Written request ->
Repeat exactly, please, the lines that begin at the start of the listing and end at the line holding "const chart = echarts.init(document.getElementById('chart'));".

Provided data ->
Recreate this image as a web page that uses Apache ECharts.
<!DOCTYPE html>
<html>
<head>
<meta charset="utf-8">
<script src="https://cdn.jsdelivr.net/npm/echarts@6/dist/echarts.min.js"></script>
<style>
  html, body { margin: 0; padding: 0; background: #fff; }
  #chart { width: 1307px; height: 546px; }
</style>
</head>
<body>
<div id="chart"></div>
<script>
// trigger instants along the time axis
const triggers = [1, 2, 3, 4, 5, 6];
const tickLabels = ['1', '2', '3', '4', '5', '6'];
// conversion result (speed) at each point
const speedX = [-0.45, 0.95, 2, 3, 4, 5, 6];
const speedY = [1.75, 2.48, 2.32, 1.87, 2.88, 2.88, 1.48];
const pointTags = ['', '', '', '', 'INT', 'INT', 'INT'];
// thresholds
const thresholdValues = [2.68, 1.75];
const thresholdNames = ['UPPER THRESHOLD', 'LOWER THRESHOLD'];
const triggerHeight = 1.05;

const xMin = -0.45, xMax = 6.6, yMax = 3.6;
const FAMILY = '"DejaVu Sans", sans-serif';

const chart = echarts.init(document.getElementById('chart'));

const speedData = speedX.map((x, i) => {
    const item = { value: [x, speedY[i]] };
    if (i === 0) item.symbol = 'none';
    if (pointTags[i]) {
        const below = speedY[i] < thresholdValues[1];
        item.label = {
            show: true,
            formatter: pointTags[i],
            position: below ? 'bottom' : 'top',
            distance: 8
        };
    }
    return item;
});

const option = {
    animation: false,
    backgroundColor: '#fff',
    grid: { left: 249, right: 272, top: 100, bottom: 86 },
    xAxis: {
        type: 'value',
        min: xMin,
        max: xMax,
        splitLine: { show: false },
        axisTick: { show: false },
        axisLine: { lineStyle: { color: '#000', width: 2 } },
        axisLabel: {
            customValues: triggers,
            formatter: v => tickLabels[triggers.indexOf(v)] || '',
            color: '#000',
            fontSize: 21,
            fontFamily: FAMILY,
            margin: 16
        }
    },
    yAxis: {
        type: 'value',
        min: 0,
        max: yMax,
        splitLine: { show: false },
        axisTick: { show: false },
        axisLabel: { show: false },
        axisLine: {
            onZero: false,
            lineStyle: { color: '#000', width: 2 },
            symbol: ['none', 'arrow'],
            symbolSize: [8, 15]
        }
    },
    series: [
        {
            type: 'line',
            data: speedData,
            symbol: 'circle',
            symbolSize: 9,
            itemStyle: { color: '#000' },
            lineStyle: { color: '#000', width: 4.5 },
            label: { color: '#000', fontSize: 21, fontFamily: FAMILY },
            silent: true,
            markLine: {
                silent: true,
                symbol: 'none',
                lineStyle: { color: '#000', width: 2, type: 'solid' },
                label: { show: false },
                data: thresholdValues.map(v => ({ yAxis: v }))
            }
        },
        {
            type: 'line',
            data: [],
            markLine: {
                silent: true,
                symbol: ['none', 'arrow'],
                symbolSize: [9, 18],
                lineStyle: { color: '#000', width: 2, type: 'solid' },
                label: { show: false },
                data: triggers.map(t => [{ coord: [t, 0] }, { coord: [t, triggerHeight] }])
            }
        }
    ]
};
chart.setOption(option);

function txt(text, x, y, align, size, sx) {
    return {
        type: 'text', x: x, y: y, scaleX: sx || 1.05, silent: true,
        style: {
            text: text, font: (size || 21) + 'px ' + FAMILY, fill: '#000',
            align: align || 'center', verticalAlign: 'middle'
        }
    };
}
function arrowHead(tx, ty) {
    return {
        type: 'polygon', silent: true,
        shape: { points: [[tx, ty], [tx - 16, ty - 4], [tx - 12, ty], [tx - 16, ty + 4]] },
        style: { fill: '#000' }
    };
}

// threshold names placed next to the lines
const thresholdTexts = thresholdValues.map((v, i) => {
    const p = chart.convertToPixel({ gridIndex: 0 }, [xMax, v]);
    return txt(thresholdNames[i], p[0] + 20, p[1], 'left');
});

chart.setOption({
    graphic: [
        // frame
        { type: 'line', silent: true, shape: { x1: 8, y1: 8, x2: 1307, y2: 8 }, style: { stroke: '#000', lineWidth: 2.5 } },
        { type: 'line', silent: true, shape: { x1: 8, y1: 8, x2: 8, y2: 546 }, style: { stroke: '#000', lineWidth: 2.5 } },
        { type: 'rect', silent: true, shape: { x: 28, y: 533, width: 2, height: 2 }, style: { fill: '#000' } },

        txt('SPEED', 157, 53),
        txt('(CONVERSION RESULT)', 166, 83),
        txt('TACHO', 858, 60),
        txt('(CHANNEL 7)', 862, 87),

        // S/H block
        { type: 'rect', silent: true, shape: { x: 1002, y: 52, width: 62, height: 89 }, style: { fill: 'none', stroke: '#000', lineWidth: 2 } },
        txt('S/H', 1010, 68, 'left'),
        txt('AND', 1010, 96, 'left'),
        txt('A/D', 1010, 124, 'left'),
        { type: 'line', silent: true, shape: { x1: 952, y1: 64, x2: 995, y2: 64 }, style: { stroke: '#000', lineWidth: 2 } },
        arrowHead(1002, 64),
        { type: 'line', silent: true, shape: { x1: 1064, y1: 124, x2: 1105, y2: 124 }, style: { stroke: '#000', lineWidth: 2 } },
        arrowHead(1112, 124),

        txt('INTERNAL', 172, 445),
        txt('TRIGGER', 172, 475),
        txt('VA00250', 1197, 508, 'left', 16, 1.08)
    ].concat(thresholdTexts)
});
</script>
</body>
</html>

Result of this task ->
Recreate this image as a web page that uses Apache ECharts.
<!DOCTYPE html>
<html>
<head>
<meta charset="utf-8">
<script src="https://cdn.jsdelivr.net/npm/echarts@6/dist/echarts.min.js"></script>
<style>
  html, body { margin: 0; padding: 0; background: #fff; }
  #chart { width: 1307px; height: 546px; }
</style>
</head>
<body>
<div id="chart"></div>
<script>
// trigger instants along the time axis
const triggers = [1, 2, 3, 4, 5, 6];
const tickLabels = ['1', '2', '3', '4', '5', '6'];
// conversion result (speed) at each point
const speedX = [-0.45, 0.95, 2, 3, 4, 5, 6];
const speedY = [1.75, 2.48, 2.32, 1.87, 2.88, 2.88, 1.48];
const pointTags = ['', '', '', '', 'INT', 'INT', 'INT'];
// thresholds
const thresholdValues = [2.68, 1.75];
const thresholdNames = ['UPPER THRESHOLD', 'LOWER THRESHOLD'];
const triggerHeight = 1.05;

const xMin = -0.45, xMax = 6.6, yMax = 3.6;
const FAMILY = '"DejaVu Sans", sans-serif';

const chart = echarts.init(document.getElementById('chart'));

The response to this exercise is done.